What the task asks: Pictures stay out of the copy; restate everything else in the material exactly.

[Rows from a dataset]
- - - - - - -

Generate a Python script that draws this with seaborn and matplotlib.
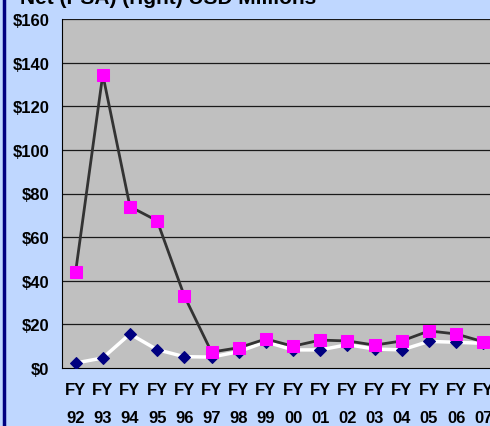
import numpy as np
import pandas as pd
import matplotlib
matplotlib.use("Agg")
import matplotlib.pyplot as plt
import seaborn as sns

# fiscal years shown on the category axis
years = ["92", "93", "94", "95", "96", "97", "98", "99",
         "00", "01", "02", "03", "04", "05", "06", "07"]

# magenta squares / dark line (USD millions)
psa_total = [44, 134.5, 74, 67.5, 33, 7.3, 9.3, 13.3, 10, 12.8,
             12.4, 10.5, 12.4, 17, 15.6, 12]
# navy diamonds / white line (USD millions)
psa_net = [2.3, 4.6, 15.6, 8.4, 5.2, 5, 7.5, 12, 8.3, 8.3,
           10.7, 8.7, 8.3, 12.2, 11.8, 11.3]

y_ticks = [0, 20, 40, 60, 80, 100, 120, 140, 160]

df = pd.DataFrame({"fy": ["FY\n" + y for y in years],
                   "total": psa_total, "net": psa_net})

sns.set_style("white")
plt.rcParams["font.family"] = ["Liberation Sans Narrow", "Liberation Sans", "DejaVu Sans"]
plt.rcParams["font.weight"] = "bold"
plt.rcParams["text.color"] = "black"
plt.rcParams["xtick.color"] = "black"
plt.rcParams["ytick.color"] = "black"

bg = "#BFD7FF"
fig = plt.figure(figsize=(4.9, 4.27), dpi=100, facecolor=bg)
ax = fig.add_axes([62 / 490, 1 - 369 / 427, 435 / 490, 349 / 427])
ax.set_facecolor("#C0C0C0")

# grid lines behind the data
for v in y_ticks[1:]:
    ax.axhline(v, color="#1a1a1a", lw=0.9, zorder=1)

sns.lineplot(data=df, x="fy", y="net", ax=ax, color="white", lw=2.5,
             marker="D", markersize=6, markerfacecolor="#000080",
             markeredgecolor="#000080", sort=False, zorder=3)
sns.lineplot(data=df, x="fy", y="total", ax=ax, color="#333333", lw=2,
             marker="s", markersize=8, markerfacecolor="#FF00FF",
             markeredgecolor="#FF00FF", sort=False, zorder=4)

ax.set_xlim(-0.5, len(years) - 0.5)
ax.set_ylim(0, 160)
ax.set_yticks(y_ticks)
ax.set_yticklabels(["$%d" % v for v in y_ticks], fontsize=12, fontweight="bold",
                   color="black")
ax.set_xticks(np.arange(len(years)))
ax.set_xticklabels(df["fy"], fontsize=12, fontweight="bold", linespacing=2.1,
                   color="black")
ax.set_xticks(np.arange(len(years)) + 0.5, minor=True)
ax.tick_params(axis="x", which="major", length=0, pad=10)
ax.tick_params(axis="x", which="minor", length=5, width=1, color="black", direction="out")
ax.tick_params(axis="y", length=5, width=1, color="black", direction="out", pad=4)
ax.set_xlabel("")
ax.set_ylabel("")

for side in ["top", "right"]:
    ax.spines[side].set_visible(False)
ax.spines["left"].set_color("black")
ax.spines["bottom"].set_color("black")
ax.spines["left"].set_zorder(5)

# cut-off title at the very top
fig.text(20 / 490, 1.004, "Net (PSA) (right) USD Millions", fontsize=15,
         fontweight="bold", family=["Liberation Sans", "DejaVu Sans"],
         color="black", va="center", ha="left")

# dark blue frame edge on the left
fig.add_artist(plt.Line2D([3.5 / 490, 3.5 / 490], [0, 1], color="#000080", lw=2.5,
                          transform=fig.transFigure))

fig.savefig("out.png", dpi=100, facecolor=bg)
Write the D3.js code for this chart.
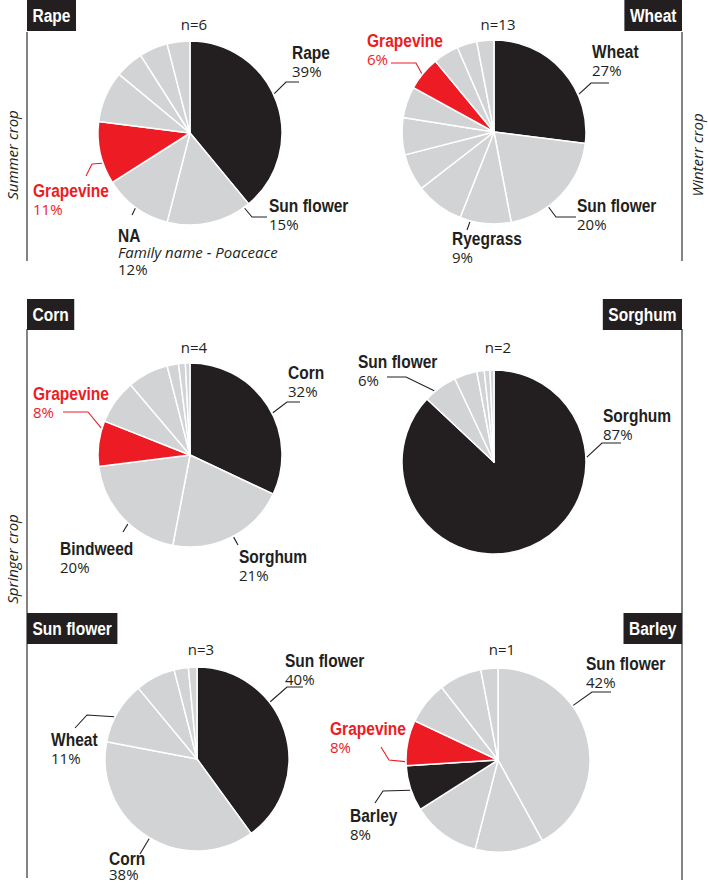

- - - - - - -

The answer:
Generate a Python script that draws this with seaborn and matplotlib.
import numpy as np
import pandas as pd
import matplotlib
matplotlib.use("Agg")
import matplotlib.pyplot as plt
import seaborn as sns

# fiscal years shown on the category axis
years = ["92", "93", "94", "95", "96", "97", "98", "99",
         "00", "01", "02", "03", "04", "05", "06", "07"]

# magenta squares / dark line (USD millions)
psa_total = [44, 134.5, 74, 67.5, 33, 7.3, 9.3, 13.3, 10, 12.8,
             12.4, 10.5, 12.4, 17, 15.6, 12]
# navy diamonds / white line (USD millions)
psa_net = [2.3, 4.6, 15.6, 8.4, 5.2, 5, 7.5, 12, 8.3, 8.3,
           10.7, 8.7, 8.3, 12.2, 11.8, 11.3]

y_ticks = [0, 20, 40, 60, 80, 100, 120, 140, 160]

df = pd.DataFrame({"fy": ["FY\n" + y for y in years],
                   "total": psa_total, "net": psa_net})

sns.set_style("white")
plt.rcParams["font.family"] = ["Liberation Sans Narrow", "Liberation Sans", "DejaVu Sans"]
plt.rcParams["font.weight"] = "bold"
plt.rcParams["text.color"] = "black"
plt.rcParams["xtick.color"] = "black"
plt.rcParams["ytick.color"] = "black"

bg = "#BFD7FF"
fig = plt.figure(figsize=(4.9, 4.27), dpi=100, facecolor=bg)
ax = fig.add_axes([62 / 490, 1 - 369 / 427, 435 / 490, 349 / 427])
ax.set_facecolor("#C0C0C0")

# grid lines behind the data
for v in y_ticks[1:]:
    ax.axhline(v, color="#1a1a1a", lw=0.9, zorder=1)

sns.lineplot(data=df, x="fy", y="net", ax=ax, color="white", lw=2.5,
             marker="D", markersize=6, markerfacecolor="#000080",
             markeredgecolor="#000080", sort=False, zorder=3)
sns.lineplot(data=df, x="fy", y="total", ax=ax, color="#333333", lw=2,
             marker="s", markersize=8, markerfacecolor="#FF00FF",
             markeredgecolor="#FF00FF", sort=False, zorder=4)

ax.set_xlim(-0.5, len(years) - 0.5)
ax.set_ylim(0, 160)
ax.set_yticks(y_ticks)
ax.set_yticklabels(["$%d" % v for v in y_ticks], fontsize=12, fontweight="bold",
                   color="black")
ax.set_xticks(np.arange(len(years)))
ax.set_xticklabels(df["fy"], fontsize=12, fontweight="bold", linespacing=2.1,
                   color="black")
ax.set_xticks(np.arange(len(years)) + 0.5, minor=True)
ax.tick_params(axis="x", which="major", length=0, pad=10)
ax.tick_params(axis="x", which="minor", length=5, width=1, color="black", direction="out")
ax.tick_params(axis="y", length=5, width=1, color="black", direction="out", pad=4)
ax.set_xlabel("")
ax.set_ylabel("")

for side in ["top", "right"]:
    ax.spines[side].set_visible(False)
ax.spines["left"].set_color("black")
ax.spines["bottom"].set_color("black")
ax.spines["left"].set_zorder(5)

# cut-off title at the very top
fig.text(20 / 490, 1.004, "Net (PSA) (right) USD Millions", fontsize=15,
         fontweight="bold", family=["Liberation Sans", "DejaVu Sans"],
         color="black", va="center", ha="left")

# dark blue frame edge on the left
fig.add_artist(plt.Line2D([3.5 / 490, 3.5 / 490], [0, 1], color="#000080", lw=2.5,
                          transform=fig.transFigure))

fig.savefig("out.png", dpi=100, facecolor=bg)
Write the D3.js code for this chart.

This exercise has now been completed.